Internal National Park Service documents reportedly showed the Trump administration raised the estimate to $11.9 million, then added provisions increasing it further. Officials also invoked an “urgency” exception to bypass normal competitive bidding requirements.

That exception drew criticism because, according to the source material, it has not been used in 99 percent of National Park Service contracts over the past decade.

Stephen J. Kirk, who prepared the earlier estimate, challenged the expanded price.

“They just took the cover page of my estimate and just added a bunch of money onto it,” said Kirk. “I didn’t add those extra millions on there.”

Administration officials reportedly justified the no-bid process by pointing to preparations for the nation’s 250th anniversary celebration.

Contracting law expert Steven L. Schooner rejected that explanation.

“No one will die. No one’s quality of life will be diminished. There is nothing urgent about this,” he said. “Self-imposed deadlines aren’t urgency. And lack of planning isn’t urgency.”

That dispute has pushed scrutiny beyond the ballroom itself and toward broader questions about contracting, favoritism, and whether public resources are being deployed to support politically connected projects.

Trump added another dimension to that controversy when he publicly celebrated the Lafayette Park fountain work, posting a video of the restored fountains and claiming credit.

“The first time Lafayette Park Fountains, opposite the White House, have worked in decades. My Great Honor to have funded this project (and many others!), and helped,” Trump wrote.

After reporting on the contract appeared, he attacked The New York Times and defended the project.

“Once again, The Failing New York Times has attempted to grossly mischaracterize what should be hailed as the restoration of Beauty and Grandeur to our Nation’s Capital as something else completely,” Trump wrote. “The New York Times should congratulate us, instead of trying to make us look bad.”

Those overlapping controversies have transformed the ballroom debate into something larger than a dispute over one building.

At issue now is whether a project promoted as security infrastructure is being used to advance a broader pattern involving donor access, executive preferences, and public spending priorities. Critics argue the same administration citing affordability pressures in other policy debates is now defending a taxpayer-funded ballroom while households face rising grocery and fuel costs.
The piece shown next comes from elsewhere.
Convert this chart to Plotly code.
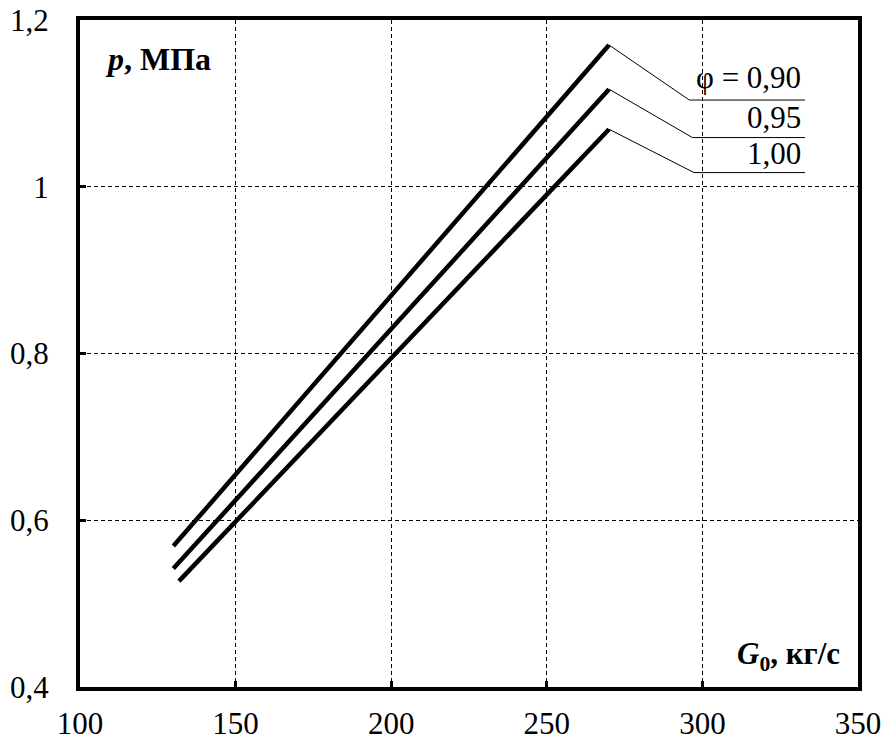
import plotly.graph_objects as go

# Data
phi_labels = ["φ = 0,90", "0,95", "1,00"]
G_start = [130.0, 130.0, 131.8]
G_peak = [270.0, 270.0, 270.0]
p_start = [0.569, 0.542, 0.527]
p_peak = [1.170, 1.117, 1.069]

x_ticks = [100, 150, 200, 250, 300, 350]
x_ticktext = ["100", "150", "200", "250", "300", "350"]
y_ticks = [0.4, 0.6, 0.8, 1.0, 1.2]
y_ticktext = ["0,4", "0,6", "0,8", "1", "1,2"]

# leader line geometry (annotation decoration)
leader_dx = [25.8, 26.8, 27.3]
leader_dy = [-0.066, -0.058, -0.052]
leader_end = 333.0
label_x = 332.3
label_dy = [0.0236, 0.0206, 0.0194]

FONT = "Liberation Serif"

fig = go.Figure()

for i in range(3):
    fig.add_trace(go.Scatter(
        x=[G_start[i], G_peak[i]], y=[p_start[i], p_peak[i]],
        mode="lines", line=dict(color="black", width=4.5),
        showlegend=False, hoverinfo="skip"))
    kx = G_peak[i] + leader_dx[i]
    ky = p_peak[i] + leader_dy[i]
    fig.add_trace(go.Scatter(
        x=[G_peak[i], kx, leader_end], y=[p_peak[i], ky, ky],
        mode="lines", line=dict(color="black", width=1),
        showlegend=False, hoverinfo="skip"))
    fig.add_annotation(x=label_x, y=ky + label_dy[i], yshift=3,
                       xref="x", yref="y", text=phi_labels[i], showarrow=False,
                       xanchor="right", yanchor="middle",
                       font=dict(family=FONT, size=31, color="black"))

fig.add_annotation(x=107.3, y=1.1496, yshift=3, xref="x", yref="y",
                   text="<b><i>p</i>, МПа</b>", showarrow=False,
                   xanchor="left", yanchor="middle",
                   font=dict(family=FONT, size=32, color="black"))
fig.add_annotation(x=345.0, y=0.434, yshift=3, xref="x", yref="y",
                   text="<b><i>G</i><sub>0</sub>, кг/с</b>", showarrow=False,
                   xanchor="right", yanchor="middle",
                   font=dict(family=FONT, size=31, color="black"))

axis_common = dict(
    showline=True, linewidth=4, linecolor="black", mirror=True,
    showgrid=True, gridcolor="black", gridwidth=1, griddash="4px,3px",
    ticks="inside", ticklen=6, tickwidth=3, tickcolor="black",
    zeroline=False, automargin=False,
    tickfont=dict(family=FONT, size=31, color="black"),
)

fig.update_xaxes(range=[100, 350], tickvals=x_ticks, ticktext=x_ticktext,
                 ticklabelstandoff=6, **axis_common)
fig.update_yaxes(range=[0.4, 1.2], tickvals=y_ticks, ticktext=y_ticktext,
                 ticklabelstandoff=21, **axis_common)

fig.update_layout(
    width=885, height=740,
    margin=dict(l=80, r=27, t=20, b=53),
    paper_bgcolor="white", plot_bgcolor="white",
    font=dict(family=FONT, color="black"),
    showlegend=False,
)

fig.write_html("out.html")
Supporters insist the shooting near the correspondents’ dinner exposed a legitimate vulnerability and that the project serves long-term security needs.

But because Trump had pursued the ballroom well before the shooting, opponents argue the attack is being used to validate a preexisting presidential objective.

The separate Clark Construction controversy intensifies that skepticism. The same company slated to build the ballroom now faces scrutiny over a federal contract critics say was inflated, shielded from competition, and justified through a questionable urgency claim.

That overlap has fueled a broader investigation into whether the issue is less about architecture or security than about how public funds, federal contracts, and presidential power are being intertwined.

As Congress weighs whether taxpayers should fund the ballroom, the political test may not simply be whether the project moves forward. It may be whether voters see it as security policy, political patronage, or a symbol of priorities detached from the pressures shaping daily life.